The announcement was a rare example of NZ clean energy news getting international coverage. That reflects how timidly and slowly we are transitioning to a zero emissions economy.
If war in Ukraine or pain at the pump isn’t getting you going, then read “In a world on fire, stop burning things.” This is the latest New Yorker column by Bill McKibben, the veteran global campaigner against fossil fuels. In it he very powerfully reframes the arguments and restates the evidence for the utter necessity, and achievability, of decarbonisation.
So, briefly on to the second topic – food. War and inflation are hammering supplies and prices of it, as they are oil and gas. The resulting food security debate mirrors the energy security debate. But the remedies offered are starkly different. On energy, new technologies and practices are putting up a strong fight against the incumbent ones. A much better and sustainable future is being articulated and delivered.
But there is no equivalent in farming, food and nature. Worse, some countries with strong environmental records are backsliding. Iceland, for example, facing a shortage of sunflower oil from the Ukraine, has reversed its ban on palm oil as a food ingredient, in place since 2018.
Around the world agribusiness lobbyists are arguing the only way to increase food security is to increase support for intensive farming and to scale back ambitions to develop natural carbon sinks and rewild some areas. But that's precisely the industrial agribusiness strategy that's made farming and food production a bigger source of emissions globally than electricity generation or transport, as this chart from the US Environmental Protection Agency.
The UK government is one which has responded quickly to the call.
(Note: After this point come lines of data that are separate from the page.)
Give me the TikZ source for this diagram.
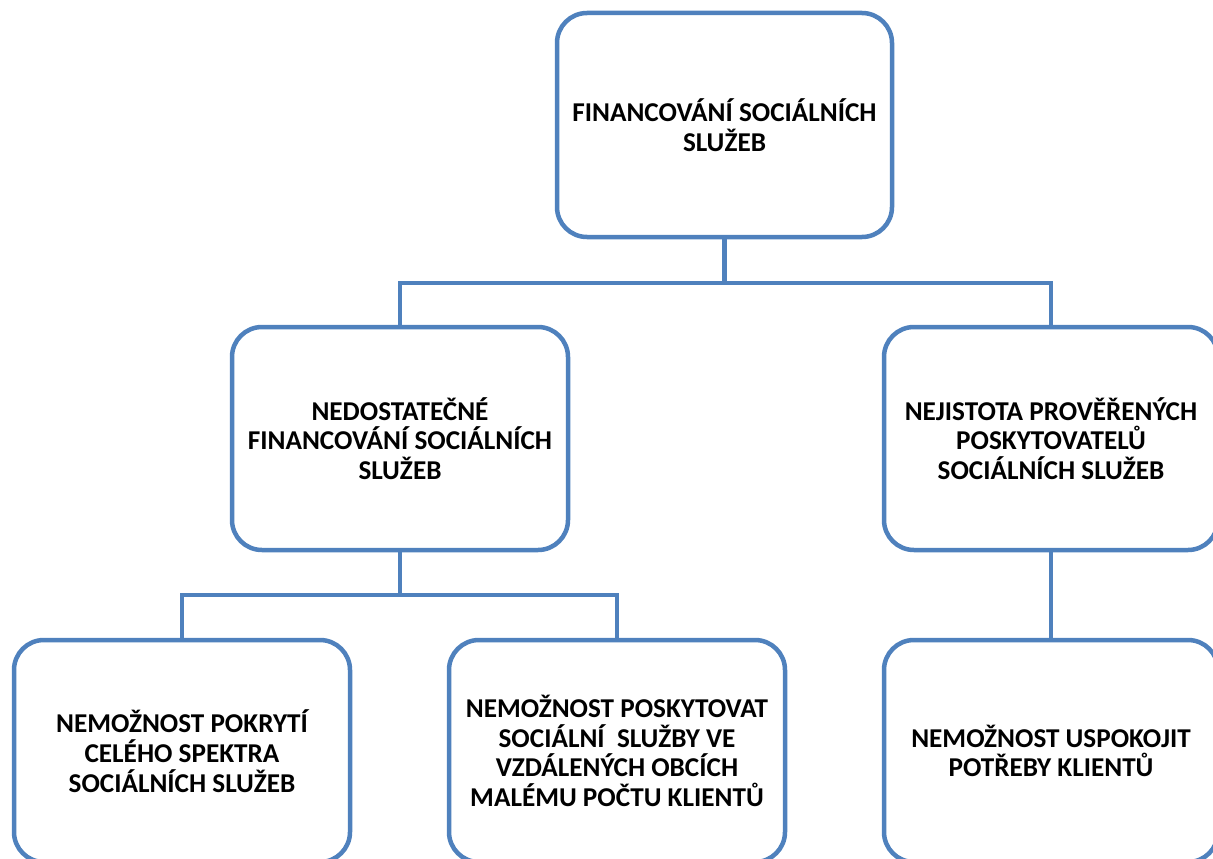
\documentclass[tikz,border=0pt]{standalone}
\usepackage{fontspec}
\setmainfont{Carlito}
\definecolor{boxblue}{RGB}{79,129,189}
\begin{document}
\begin{tikzpicture}[x=1pt,y=-1pt,
  box/.style={draw=boxblue,line width=4.5pt,rounded corners=30pt,fill=white,
    minimum width=#1,align=center,inner sep=0pt,
    font=\fontsize{27.2}{29.7}\selectfont\bfseries},
  conn/.style={draw=boxblue,line width=4.5pt}]
\useasboundingbox (0,0) rectangle (1213,859);
\clip (0,0) rectangle (1213,859);
% top
\node[box=335pt,minimum height=224pt] (top) at (724.5,125) {FINANCOVÁNÍ SOCIÁLNÍCH\\SLUŽEB};
% middle
\node[box=336pt,minimum height=223pt] (ml) at (400,438.5) {NEDOSTATEČNÉ\\FINANCOVÁNÍ SOCIÁLNÍCH\\SLUŽEB};
\node[box=334pt,minimum height=223pt] (mr) at (1051,438.5) {NEJISTOTA PROVĚŘENÝCH\\POSKYTOVATELŮ\\SOCIÁLNÍCH SLUŽEB};
% bottom
\node[box=336pt,minimum height=222pt] (bl) at (182,751) {NEMOŽNOST POKRYTÍ\\CELÉHO SPEKTRA\\SOCIÁLNÍCH SLUŽEB};
\node[box=336pt,minimum height=222pt] (bm) at (617,751) {NEMOŽNOST POSKYTOVAT\\SOCIÁLNÍ\ \ SLUŽBY VE\\VZDÁLENÝCH OBCÍCH\\MALÉMU POČTU KLIENTŮ};
\node[box=334pt,minimum height=222pt] (br) at (1051,751) {NEMOŽNOST USPOKOJIT\\POTŘEBY KLIENTŮ};
% connectors
\coordinate (j1) at (724.5,283);
\coordinate (j2) at (400,595);
\draw[conn] (top.south) -- (j1);
\draw[conn] (ml.north) |- (j1) -| (mr.north);
\draw[conn] (ml.south) -- (j2);
\draw[conn] (bl.north) |- (j2) -| (bm.north);
\draw[conn] (mr.south) -- (br.north);
\end{tikzpicture}
\end{document}
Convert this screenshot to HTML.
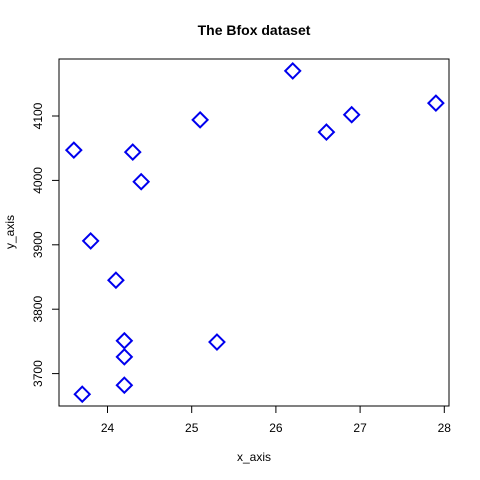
<!DOCTYPE html>
<html><head><meta charset="utf-8"><style>body{margin:0;background:#fff}svg{display:block;font-family:"Liberation Sans",sans-serif}</style></head>
<body>
<svg id="c" width="480" height="480">
<rect width="480" height="480" fill="#fff"/>
<text x="254" y="35" text-anchor="middle" font-weight="bold" font-size="14">The Bfox dataset</text>
<rect x="59" y="59" width="390" height="347" fill="none" stroke="#000"/>
<text x="254" y="461" text-anchor="middle" font-size="12">x_axis</text>
<text transform="translate(14,232) rotate(-90)" text-anchor="middle" font-size="12">y_axis</text>
<g id="ax"></g><g id="pts"></g>
</svg>
<script>
const xVals=[23.6,24.3,24.4,23.8,24.1,24.2,24.2,24.2,23.7,25.3,25.1,26.2,26.6,26.9,27.9];
const yVals=[4047,4044,3998,3906,3845,3751,3726,3682,3668,3749,4094,4170,4075,4102,4120];
const xTicks=[24,25,26,27,28];
const yTicks=[3700,3800,3900,4000,4100];
const NS="http://www.w3.org/2000/svg";
const sx=v=>107.5+(v-24)*84.2;
const sy=v=>116-(v-4100)*0.644;
const ax=document.getElementById('ax'),pts=document.getElementById('pts');
function mk(t,a,p){const e=document.createElementNS(NS,t);for(const k in a)e.setAttribute(k,a[k]);p.appendChild(e);return e;}
xTicks.forEach(v=>{const x=sx(v);
const l=mk('line',{x1:x,x2:x,y1:406,y2:413,stroke:'#000'},ax);


const t=mk('text',{x:x,y:432,'text-anchor':'middle','font-size':12},ax);t.textContent=v;

});
yTicks.forEach(v=>{const y=sy(v);
const l=mk('line',{x1:52,x2:59,y1:y,y2:y,stroke:'#000'},ax);


const t=mk('text',{transform:`translate(42,${y}) rotate(-90)`,'text-anchor':'middle','font-size':12},ax);t.textContent=v;

});
xVals.forEach((v,i)=>{const x=sx(v),y=sy(yVals[i]),r=7.5;
const p=mk('polygon',{points:`${x},${y-r} ${x+r},${y} ${x},${y+r} ${x-r},${y}`,fill:'none',stroke:'#0000ee','stroke-width':2},pts);

});
</script>
</body></html>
This week it delayed restrictions on artificial fertilisers which contribute to the climate crisis and, when overused, can degrade ecosystems. It also delayed longer term plans for more organic fertilisers and sustainable farming practices.
And here, our government is giving up on trying to get farming organisations to devise an on-farm emissions measurement, management and pricing framework, as Politik reported.
Instead it will include them (extremely lightly) in the Emissions Trading Scheme. But that will give them minimum incentive to reduce their emissions, which account for half our national emissions.
If our farmers fail to reduce their emissions, while others do abroad, then we'll fail as a nation to meet the climate commitments we've made to the world. Instead, we'll spend lots of money paying for emission reductions in other countries, leaving our old agtech economy pumping out climate and nature-damaging emissions.
Where, around the world and here, are the well evidenced and argued calls for eating less meat (given its large farming and greenhouse gas footprint) or switching some land back to growing food for people, rather than as a fuel source or feed for animals? In the US for example, 27 percent of corn is used to make ethanol fuel and 39 percent as animal feed, as the World Economic Forum reported last year.
Meanwhile, there was discouraging news from the UN’s efforts to tackle nature’s deeply systemic issues of biodiversity loss, land degradation and ecosystem impairment. The first in-person negotiations in two years on a treaty to tackle those went badly in Geneva. After 18-days of talks there was far too little progress towards the COP15 biodiversity summit later this year in Kunming, China.
The UN is trying to bring its biodiversity and climate streams closer together, given their deep symbiosis. Thus, big biodiversity progress at COP15 in China would help countries achieve more at COP27, the climate negotiations in Egypt in November.
Cleaning up energy and food, and thereby restoring nature are just three of our urgent tasks. But if we achieve them quickly, we will open up many other areas of human progress.